=== PROBLEM STATEMENT ===
Pick out each line containing the string "matplotlib".

=== THE DATA ===
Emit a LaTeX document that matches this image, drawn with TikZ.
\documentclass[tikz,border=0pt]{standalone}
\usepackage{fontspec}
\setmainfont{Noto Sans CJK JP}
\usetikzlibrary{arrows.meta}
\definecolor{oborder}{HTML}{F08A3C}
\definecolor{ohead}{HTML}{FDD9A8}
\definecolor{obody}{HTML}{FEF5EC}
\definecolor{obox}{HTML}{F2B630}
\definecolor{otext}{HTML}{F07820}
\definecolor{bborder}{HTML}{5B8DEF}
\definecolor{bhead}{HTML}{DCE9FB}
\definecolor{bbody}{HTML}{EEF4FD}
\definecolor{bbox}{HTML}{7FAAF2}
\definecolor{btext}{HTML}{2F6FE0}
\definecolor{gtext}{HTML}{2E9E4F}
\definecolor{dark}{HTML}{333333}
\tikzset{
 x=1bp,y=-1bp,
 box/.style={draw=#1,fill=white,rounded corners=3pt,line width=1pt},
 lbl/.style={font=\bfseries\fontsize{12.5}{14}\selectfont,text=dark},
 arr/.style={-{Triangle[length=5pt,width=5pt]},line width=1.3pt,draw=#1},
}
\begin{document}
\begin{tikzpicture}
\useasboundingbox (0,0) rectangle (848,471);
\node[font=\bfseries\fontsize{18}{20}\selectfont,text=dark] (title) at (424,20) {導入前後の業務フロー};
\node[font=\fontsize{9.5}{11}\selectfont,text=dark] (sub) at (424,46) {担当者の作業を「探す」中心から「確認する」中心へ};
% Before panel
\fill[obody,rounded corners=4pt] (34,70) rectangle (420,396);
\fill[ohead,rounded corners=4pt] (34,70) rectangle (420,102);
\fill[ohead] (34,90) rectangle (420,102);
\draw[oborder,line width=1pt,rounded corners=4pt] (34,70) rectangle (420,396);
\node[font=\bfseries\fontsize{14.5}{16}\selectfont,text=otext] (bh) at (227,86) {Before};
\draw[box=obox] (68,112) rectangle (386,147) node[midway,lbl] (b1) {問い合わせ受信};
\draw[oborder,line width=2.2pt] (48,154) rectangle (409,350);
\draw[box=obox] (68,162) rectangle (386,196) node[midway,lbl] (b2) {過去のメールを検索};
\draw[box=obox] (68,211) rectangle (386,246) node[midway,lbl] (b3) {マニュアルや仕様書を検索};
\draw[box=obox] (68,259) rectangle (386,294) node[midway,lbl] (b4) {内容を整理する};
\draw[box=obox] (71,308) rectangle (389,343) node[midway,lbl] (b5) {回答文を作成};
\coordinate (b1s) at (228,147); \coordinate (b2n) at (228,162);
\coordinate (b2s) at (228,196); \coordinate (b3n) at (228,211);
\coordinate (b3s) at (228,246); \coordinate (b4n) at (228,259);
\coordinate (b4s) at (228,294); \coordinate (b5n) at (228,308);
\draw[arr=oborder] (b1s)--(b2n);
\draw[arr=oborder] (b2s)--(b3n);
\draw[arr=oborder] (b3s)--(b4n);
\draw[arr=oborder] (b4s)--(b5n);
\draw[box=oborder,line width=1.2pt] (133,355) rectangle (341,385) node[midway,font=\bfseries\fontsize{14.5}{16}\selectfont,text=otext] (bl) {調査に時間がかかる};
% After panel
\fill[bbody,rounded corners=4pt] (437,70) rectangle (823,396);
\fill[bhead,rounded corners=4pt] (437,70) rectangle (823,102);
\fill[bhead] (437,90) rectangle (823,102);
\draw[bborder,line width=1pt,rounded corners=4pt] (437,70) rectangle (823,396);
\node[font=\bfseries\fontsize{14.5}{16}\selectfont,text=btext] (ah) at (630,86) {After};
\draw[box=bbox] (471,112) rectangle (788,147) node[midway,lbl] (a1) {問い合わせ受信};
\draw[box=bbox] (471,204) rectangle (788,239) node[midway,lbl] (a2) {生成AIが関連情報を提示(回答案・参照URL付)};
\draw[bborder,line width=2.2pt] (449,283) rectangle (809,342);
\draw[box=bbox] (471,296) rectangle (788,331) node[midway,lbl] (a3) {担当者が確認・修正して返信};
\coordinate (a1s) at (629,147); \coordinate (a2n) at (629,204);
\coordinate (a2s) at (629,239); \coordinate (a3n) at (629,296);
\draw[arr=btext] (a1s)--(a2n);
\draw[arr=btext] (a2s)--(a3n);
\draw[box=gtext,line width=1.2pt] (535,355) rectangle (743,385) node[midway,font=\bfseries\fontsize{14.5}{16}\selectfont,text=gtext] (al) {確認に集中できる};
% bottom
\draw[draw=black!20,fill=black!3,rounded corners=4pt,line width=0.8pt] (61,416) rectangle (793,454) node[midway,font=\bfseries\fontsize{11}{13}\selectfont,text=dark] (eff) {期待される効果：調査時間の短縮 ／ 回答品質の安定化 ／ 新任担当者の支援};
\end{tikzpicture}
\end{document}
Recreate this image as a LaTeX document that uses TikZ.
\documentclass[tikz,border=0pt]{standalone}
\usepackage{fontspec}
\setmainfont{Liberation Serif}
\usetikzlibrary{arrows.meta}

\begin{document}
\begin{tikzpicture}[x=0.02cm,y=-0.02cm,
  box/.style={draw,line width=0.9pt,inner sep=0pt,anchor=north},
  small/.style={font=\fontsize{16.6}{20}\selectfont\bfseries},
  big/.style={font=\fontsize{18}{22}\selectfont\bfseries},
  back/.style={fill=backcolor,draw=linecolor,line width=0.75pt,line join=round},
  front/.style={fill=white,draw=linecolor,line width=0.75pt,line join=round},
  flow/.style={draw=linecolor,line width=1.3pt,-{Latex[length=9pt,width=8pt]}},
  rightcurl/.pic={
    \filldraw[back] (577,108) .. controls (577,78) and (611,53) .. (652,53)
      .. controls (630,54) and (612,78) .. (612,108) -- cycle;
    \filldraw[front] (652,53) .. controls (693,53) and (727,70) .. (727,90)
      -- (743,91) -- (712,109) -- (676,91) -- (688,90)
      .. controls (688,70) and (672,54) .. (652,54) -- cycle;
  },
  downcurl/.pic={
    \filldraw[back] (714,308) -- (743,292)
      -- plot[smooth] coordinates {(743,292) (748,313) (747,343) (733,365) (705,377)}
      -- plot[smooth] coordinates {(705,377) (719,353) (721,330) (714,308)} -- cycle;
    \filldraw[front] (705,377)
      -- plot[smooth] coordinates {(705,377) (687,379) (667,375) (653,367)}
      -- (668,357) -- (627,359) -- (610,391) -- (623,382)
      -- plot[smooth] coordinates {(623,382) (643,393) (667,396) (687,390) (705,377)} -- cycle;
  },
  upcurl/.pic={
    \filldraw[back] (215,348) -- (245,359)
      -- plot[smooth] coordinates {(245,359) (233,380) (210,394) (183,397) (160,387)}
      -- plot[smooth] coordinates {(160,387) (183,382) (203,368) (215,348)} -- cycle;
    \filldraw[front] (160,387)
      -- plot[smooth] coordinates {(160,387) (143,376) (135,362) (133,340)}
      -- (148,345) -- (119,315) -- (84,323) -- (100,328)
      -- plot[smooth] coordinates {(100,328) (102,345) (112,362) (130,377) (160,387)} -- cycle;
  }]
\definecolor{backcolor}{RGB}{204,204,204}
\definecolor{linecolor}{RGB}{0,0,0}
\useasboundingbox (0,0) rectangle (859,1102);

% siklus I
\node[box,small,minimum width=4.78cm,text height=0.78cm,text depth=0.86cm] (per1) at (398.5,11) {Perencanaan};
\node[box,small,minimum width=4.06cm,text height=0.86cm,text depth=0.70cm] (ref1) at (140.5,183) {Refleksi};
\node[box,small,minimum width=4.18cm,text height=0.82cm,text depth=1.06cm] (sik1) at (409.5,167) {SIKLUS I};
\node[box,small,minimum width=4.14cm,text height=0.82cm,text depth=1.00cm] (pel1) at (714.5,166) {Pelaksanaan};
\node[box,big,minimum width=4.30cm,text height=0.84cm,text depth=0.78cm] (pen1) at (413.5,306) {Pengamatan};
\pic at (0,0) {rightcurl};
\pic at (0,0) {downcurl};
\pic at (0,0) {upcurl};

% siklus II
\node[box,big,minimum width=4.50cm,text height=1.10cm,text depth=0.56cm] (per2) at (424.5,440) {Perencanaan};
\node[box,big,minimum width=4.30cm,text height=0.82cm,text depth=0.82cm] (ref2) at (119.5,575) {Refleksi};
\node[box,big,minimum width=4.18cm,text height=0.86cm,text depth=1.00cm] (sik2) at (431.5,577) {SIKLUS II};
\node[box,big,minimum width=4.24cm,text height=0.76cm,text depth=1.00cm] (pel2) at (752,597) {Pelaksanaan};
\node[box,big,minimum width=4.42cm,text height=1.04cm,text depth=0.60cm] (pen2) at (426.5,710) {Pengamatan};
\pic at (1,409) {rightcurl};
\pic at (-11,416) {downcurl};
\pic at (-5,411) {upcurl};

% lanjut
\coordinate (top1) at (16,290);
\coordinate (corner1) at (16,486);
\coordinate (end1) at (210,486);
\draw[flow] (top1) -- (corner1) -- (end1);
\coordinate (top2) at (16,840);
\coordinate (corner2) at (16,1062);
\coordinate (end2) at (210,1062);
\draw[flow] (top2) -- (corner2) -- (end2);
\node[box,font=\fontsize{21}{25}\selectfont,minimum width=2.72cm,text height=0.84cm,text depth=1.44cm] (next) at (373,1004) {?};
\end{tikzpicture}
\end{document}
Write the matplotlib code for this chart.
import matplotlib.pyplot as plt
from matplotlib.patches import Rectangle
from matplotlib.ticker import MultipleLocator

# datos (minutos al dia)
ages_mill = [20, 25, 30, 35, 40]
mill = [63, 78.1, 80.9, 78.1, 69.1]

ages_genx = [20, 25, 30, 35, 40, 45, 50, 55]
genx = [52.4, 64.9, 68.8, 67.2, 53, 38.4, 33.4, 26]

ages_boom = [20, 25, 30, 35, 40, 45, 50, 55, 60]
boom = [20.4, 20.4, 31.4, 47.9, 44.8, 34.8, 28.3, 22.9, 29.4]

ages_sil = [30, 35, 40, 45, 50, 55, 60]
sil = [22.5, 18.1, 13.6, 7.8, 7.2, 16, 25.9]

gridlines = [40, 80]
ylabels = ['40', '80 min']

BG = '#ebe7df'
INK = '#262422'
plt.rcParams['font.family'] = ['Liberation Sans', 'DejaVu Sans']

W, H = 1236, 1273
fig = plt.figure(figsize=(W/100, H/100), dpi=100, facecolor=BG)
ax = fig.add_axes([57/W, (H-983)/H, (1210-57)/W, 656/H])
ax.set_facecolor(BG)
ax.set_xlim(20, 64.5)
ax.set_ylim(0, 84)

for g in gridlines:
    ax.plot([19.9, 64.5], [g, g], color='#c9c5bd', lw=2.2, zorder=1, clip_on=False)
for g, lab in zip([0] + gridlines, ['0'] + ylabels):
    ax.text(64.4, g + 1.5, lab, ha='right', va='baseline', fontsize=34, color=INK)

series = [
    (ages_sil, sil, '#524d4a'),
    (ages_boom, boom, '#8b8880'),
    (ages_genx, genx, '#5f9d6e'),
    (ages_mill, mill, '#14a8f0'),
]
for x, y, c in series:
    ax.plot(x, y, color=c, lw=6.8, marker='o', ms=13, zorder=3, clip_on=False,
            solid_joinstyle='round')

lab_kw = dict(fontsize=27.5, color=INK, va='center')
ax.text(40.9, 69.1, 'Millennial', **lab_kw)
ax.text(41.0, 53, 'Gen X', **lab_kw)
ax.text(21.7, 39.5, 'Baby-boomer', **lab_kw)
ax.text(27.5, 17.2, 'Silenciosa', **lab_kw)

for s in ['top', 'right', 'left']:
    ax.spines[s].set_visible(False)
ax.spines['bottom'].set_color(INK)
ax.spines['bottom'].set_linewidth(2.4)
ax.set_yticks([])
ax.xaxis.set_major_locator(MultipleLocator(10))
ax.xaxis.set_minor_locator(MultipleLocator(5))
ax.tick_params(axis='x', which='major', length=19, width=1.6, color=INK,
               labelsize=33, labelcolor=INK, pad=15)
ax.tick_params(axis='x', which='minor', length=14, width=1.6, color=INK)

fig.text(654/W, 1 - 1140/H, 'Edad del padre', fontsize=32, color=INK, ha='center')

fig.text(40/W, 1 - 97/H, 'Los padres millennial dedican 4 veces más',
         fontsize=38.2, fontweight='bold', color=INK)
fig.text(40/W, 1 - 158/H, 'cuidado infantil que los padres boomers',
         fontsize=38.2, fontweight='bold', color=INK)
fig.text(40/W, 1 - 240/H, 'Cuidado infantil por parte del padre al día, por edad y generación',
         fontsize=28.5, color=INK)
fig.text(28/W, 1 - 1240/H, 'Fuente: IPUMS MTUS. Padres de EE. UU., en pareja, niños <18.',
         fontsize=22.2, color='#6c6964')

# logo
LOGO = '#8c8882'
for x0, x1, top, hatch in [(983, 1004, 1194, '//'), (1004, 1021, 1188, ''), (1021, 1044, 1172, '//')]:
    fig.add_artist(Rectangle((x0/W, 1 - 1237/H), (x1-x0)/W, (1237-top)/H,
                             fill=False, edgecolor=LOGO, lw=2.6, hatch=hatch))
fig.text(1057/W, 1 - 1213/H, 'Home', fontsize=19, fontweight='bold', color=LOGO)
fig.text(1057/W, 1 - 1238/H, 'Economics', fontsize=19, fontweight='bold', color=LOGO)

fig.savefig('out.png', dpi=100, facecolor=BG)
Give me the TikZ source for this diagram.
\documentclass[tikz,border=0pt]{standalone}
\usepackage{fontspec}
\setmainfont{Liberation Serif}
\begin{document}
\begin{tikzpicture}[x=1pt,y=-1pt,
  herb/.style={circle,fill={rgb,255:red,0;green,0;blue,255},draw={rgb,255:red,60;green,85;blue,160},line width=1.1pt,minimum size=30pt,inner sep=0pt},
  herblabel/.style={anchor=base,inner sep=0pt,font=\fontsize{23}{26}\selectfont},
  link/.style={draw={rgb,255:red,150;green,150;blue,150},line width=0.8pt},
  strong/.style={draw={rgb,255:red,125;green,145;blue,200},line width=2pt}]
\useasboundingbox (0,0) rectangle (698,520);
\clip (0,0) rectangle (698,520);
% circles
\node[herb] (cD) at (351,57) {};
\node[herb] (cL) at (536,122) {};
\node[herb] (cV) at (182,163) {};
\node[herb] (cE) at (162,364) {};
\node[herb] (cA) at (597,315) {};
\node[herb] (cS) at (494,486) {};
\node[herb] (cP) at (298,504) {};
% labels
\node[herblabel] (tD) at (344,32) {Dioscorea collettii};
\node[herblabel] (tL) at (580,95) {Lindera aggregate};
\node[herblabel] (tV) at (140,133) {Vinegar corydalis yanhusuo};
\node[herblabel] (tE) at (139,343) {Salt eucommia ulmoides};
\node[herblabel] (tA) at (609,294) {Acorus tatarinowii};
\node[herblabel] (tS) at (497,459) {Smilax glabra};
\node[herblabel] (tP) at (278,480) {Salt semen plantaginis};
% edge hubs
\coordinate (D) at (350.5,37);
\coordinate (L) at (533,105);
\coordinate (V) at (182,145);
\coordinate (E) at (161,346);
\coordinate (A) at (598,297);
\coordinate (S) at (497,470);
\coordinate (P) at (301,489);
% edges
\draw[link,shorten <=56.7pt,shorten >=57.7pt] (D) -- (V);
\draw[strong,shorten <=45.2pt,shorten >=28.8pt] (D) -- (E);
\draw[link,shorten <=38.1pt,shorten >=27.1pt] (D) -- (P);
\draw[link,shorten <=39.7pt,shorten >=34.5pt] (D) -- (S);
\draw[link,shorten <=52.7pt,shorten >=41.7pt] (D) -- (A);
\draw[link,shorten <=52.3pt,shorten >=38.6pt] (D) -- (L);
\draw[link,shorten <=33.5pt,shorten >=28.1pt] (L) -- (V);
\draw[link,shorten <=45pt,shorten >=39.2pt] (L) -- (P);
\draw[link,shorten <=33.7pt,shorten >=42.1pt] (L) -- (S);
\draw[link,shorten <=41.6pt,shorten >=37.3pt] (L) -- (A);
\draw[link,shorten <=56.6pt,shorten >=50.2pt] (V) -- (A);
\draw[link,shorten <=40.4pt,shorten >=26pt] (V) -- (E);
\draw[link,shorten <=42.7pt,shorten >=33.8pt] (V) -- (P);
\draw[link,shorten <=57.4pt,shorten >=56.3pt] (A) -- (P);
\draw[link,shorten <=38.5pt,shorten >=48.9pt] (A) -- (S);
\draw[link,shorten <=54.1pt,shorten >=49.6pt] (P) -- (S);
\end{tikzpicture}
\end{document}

=== CORRECT OUTPUT ===
Write the matplotlib code for this chart.
import matplotlib.pyplot as plt
from matplotlib.patches import Rectangle
from matplotlib.ticker import MultipleLocator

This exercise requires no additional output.